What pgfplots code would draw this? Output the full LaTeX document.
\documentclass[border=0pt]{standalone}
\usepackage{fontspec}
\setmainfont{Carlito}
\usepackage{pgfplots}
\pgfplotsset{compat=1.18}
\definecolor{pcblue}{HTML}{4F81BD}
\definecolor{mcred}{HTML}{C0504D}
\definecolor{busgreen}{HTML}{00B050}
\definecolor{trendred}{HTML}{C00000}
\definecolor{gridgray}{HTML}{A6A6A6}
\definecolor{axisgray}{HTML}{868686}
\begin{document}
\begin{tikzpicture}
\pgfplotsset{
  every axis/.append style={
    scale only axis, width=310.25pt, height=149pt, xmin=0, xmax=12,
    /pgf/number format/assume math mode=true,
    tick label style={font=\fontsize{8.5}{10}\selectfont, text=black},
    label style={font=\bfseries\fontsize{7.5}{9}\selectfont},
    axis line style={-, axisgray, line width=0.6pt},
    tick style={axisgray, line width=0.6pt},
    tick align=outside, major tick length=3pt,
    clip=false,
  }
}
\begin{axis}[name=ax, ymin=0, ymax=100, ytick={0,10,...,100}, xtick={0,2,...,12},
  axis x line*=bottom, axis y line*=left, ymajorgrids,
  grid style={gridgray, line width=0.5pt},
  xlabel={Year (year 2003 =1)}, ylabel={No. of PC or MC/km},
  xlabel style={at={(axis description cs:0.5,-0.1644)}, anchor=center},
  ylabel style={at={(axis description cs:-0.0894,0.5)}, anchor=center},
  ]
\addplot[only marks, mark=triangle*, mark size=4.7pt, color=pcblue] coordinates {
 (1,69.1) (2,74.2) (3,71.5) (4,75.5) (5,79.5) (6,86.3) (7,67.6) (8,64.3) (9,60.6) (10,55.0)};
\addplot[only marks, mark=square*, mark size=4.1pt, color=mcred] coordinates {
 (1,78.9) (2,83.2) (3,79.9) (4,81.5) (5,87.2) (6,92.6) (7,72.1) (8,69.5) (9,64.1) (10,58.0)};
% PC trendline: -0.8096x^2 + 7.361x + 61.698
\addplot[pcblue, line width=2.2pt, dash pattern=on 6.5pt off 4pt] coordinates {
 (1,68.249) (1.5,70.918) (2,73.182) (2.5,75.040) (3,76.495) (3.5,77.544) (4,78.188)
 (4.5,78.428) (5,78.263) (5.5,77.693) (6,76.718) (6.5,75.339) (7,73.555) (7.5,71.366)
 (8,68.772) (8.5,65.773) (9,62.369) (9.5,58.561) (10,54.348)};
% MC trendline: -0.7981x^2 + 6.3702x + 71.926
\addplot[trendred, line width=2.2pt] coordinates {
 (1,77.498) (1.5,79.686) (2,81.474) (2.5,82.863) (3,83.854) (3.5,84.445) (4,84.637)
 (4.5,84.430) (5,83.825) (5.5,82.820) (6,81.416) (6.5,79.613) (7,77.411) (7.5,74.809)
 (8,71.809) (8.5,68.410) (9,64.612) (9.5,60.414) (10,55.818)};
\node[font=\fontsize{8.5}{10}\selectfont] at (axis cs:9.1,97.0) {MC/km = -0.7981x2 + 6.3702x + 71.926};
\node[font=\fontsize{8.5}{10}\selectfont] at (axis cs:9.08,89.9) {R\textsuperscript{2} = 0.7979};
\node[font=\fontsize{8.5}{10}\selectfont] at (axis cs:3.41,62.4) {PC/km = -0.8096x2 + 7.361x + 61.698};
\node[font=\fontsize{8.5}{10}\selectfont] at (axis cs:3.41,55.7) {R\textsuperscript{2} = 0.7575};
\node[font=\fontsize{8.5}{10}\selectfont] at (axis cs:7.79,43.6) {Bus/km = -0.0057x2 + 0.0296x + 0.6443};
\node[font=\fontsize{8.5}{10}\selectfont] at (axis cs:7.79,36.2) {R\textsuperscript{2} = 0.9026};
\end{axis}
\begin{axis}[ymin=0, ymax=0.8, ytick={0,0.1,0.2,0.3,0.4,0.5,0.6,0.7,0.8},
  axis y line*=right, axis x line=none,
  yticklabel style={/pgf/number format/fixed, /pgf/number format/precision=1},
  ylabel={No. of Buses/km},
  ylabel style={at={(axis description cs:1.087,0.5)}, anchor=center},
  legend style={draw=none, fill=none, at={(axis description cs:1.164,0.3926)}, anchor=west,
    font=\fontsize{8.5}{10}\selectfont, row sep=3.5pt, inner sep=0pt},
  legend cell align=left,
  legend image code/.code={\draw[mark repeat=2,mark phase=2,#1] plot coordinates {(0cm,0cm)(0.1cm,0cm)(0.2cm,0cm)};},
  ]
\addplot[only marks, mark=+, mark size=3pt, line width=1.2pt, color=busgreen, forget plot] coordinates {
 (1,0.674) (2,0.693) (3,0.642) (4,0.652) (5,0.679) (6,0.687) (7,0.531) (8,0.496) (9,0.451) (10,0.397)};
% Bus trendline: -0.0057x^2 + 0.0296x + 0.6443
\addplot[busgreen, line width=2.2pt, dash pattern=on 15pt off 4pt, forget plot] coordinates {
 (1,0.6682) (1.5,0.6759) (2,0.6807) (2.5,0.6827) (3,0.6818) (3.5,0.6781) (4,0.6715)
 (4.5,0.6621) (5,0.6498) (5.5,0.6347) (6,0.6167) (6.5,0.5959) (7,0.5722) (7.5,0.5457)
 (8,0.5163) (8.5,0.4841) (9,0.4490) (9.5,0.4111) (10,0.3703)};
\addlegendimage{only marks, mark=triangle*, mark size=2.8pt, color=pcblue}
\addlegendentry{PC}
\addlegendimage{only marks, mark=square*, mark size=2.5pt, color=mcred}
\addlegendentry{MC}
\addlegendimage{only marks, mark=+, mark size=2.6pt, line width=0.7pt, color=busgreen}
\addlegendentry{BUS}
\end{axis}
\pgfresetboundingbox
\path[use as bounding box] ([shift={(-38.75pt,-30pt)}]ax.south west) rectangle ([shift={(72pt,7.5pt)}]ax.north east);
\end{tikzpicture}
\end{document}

== == ==

▶ _Requirement_
Reproduce all data above, unchanged.

▶ _Result_
What pgfplots code would draw this? Output the full LaTeX document.
\documentclass[border=0pt]{standalone}
\usepackage{fontspec}
\setmainfont{Carlito}
\usepackage{pgfplots}
\pgfplotsset{compat=1.18}
\definecolor{pcblue}{HTML}{4F81BD}
\definecolor{mcred}{HTML}{C0504D}
\definecolor{busgreen}{HTML}{00B050}
\definecolor{trendred}{HTML}{C00000}
\definecolor{gridgray}{HTML}{A6A6A6}
\definecolor{axisgray}{HTML}{868686}
\begin{document}
\begin{tikzpicture}
\pgfplotsset{
  every axis/.append style={
    scale only axis, width=310.25pt, height=149pt, xmin=0, xmax=12,
    /pgf/number format/assume math mode=true,
    tick label style={font=\fontsize{8.5}{10}\selectfont, text=black},
    label style={font=\bfseries\fontsize{7.5}{9}\selectfont},
    axis line style={-, axisgray, line width=0.6pt},
    tick style={axisgray, line width=0.6pt},
    tick align=outside, major tick length=3pt,
    clip=false,
  }
}
\begin{axis}[name=ax, ymin=0, ymax=100, ytick={0,10,...,100}, xtick={0,2,...,12},
  axis x line*=bottom, axis y line*=left, ymajorgrids,
  grid style={gridgray, line width=0.5pt},
  xlabel={Year (year 2003 =1)}, ylabel={No. of PC or MC/km},
  xlabel style={at={(axis description cs:0.5,-0.1644)}, anchor=center},
  ylabel style={at={(axis description cs:-0.0894,0.5)}, anchor=center},
  ]
\addplot[only marks, mark=triangle*, mark size=4.7pt, color=pcblue] coordinates {
 (1,69.1) (2,74.2) (3,71.5) (4,75.5) (5,79.5) (6,86.3) (7,67.6) (8,64.3) (9,60.6) (10,55.0)};
\addplot[only marks, mark=square*, mark size=4.1pt, color=mcred] coordinates {
 (1,78.9) (2,83.2) (3,79.9) (4,81.5) (5,87.2) (6,92.6) (7,72.1) (8,69.5) (9,64.1) (10,58.0)};
% PC trendline: -0.8096x^2 + 7.361x + 61.698
\addplot[pcblue, line width=2.2pt, dash pattern=on 6.5pt off 4pt] coordinates {
 (1,68.249) (1.5,70.918) (2,73.182) (2.5,75.040) (3,76.495) (3.5,77.544) (4,78.188)
 (4.5,78.428) (5,78.263) (5.5,77.693) (6,76.718) (6.5,75.339) (7,73.555) (7.5,71.366)
 (8,68.772) (8.5,65.773) (9,62.369) (9.5,58.561) (10,54.348)};
% MC trendline: -0.7981x^2 + 6.3702x + 71.926
\addplot[trendred, line width=2.2pt] coordinates {
 (1,77.498) (1.5,79.686) (2,81.474) (2.5,82.863) (3,83.854) (3.5,84.445) (4,84.637)
 (4.5,84.430) (5,83.825) (5.5,82.820) (6,81.416) (6.5,79.613) (7,77.411) (7.5,74.809)
 (8,71.809) (8.5,68.410) (9,64.612) (9.5,60.414) (10,55.818)};
\node[font=\fontsize{8.5}{10}\selectfont] at (axis cs:9.1,97.0) {MC/km = -0.7981x2 + 6.3702x + 71.926};
\node[font=\fontsize{8.5}{10}\selectfont] at (axis cs:9.08,89.9) {R\textsuperscript{2} = 0.7979};
\node[font=\fontsize{8.5}{10}\selectfont] at (axis cs:3.41,62.4) {PC/km = -0.8096x2 + 7.361x + 61.698};
\node[font=\fontsize{8.5}{10}\selectfont] at (axis cs:3.41,55.7) {R\textsuperscript{2} = 0.7575};
\node[font=\fontsize{8.5}{10}\selectfont] at (axis cs:7.79,43.6) {Bus/km = -0.0057x2 + 0.0296x + 0.6443};
\node[font=\fontsize{8.5}{10}\selectfont] at (axis cs:7.79,36.2) {R\textsuperscript{2} = 0.9026};
\end{axis}
\begin{axis}[ymin=0, ymax=0.8, ytick={0,0.1,0.2,0.3,0.4,0.5,0.6,0.7,0.8},
  axis y line*=right, axis x line=none,
  yticklabel style={/pgf/number format/fixed, /pgf/number format/precision=1},
  ylabel={No. of Buses/km},
  ylabel style={at={(axis description cs:1.087,0.5)}, anchor=center},
  legend style={draw=none, fill=none, at={(axis description cs:1.164,0.3926)}, anchor=west,
    font=\fontsize{8.5}{10}\selectfont, row sep=3.5pt, inner sep=0pt},
  legend cell align=left,
  legend image code/.code={\draw[mark repeat=2,mark phase=2,#1] plot coordinates {(0cm,0cm)(0.1cm,0cm)(0.2cm,0cm)};},
  ]
\addplot[only marks, mark=+, mark size=3pt, line width=1.2pt, color=busgreen, forget plot] coordinates {
 (1,0.674) (2,0.693) (3,0.642) (4,0.652) (5,0.679) (6,0.687) (7,0.531) (8,0.496) (9,0.451) (10,0.397)};
% Bus trendline: -0.0057x^2 + 0.0296x + 0.6443
\addplot[busgreen, line width=2.2pt, dash pattern=on 15pt off 4pt, forget plot] coordinates {
 (1,0.6682) (1.5,0.6759) (2,0.6807) (2.5,0.6827) (3,0.6818) (3.5,0.6781) (4,0.6715)
 (4.5,0.6621) (5,0.6498) (5.5,0.6347) (6,0.6167) (6.5,0.5959) (7,0.5722) (7.5,0.5457)
 (8,0.5163) (8.5,0.4841) (9,0.4490) (9.5,0.4111) (10,0.3703)};
\addlegendimage{only marks, mark=triangle*, mark size=2.8pt, color=pcblue}
\addlegendentry{PC}
\addlegendimage{only marks, mark=square*, mark size=2.5pt, color=mcred}
\addlegendentry{MC}
\addlegendimage{only marks, mark=+, mark size=2.6pt, line width=0.7pt, color=busgreen}
\addlegendentry{BUS}
\end{axis}
\pgfresetboundingbox
\path[use as bounding box] ([shift={(-38.75pt,-30pt)}]ax.south west) rectangle ([shift={(72pt,7.5pt)}]ax.north east);
\end{tikzpicture}
\end{document}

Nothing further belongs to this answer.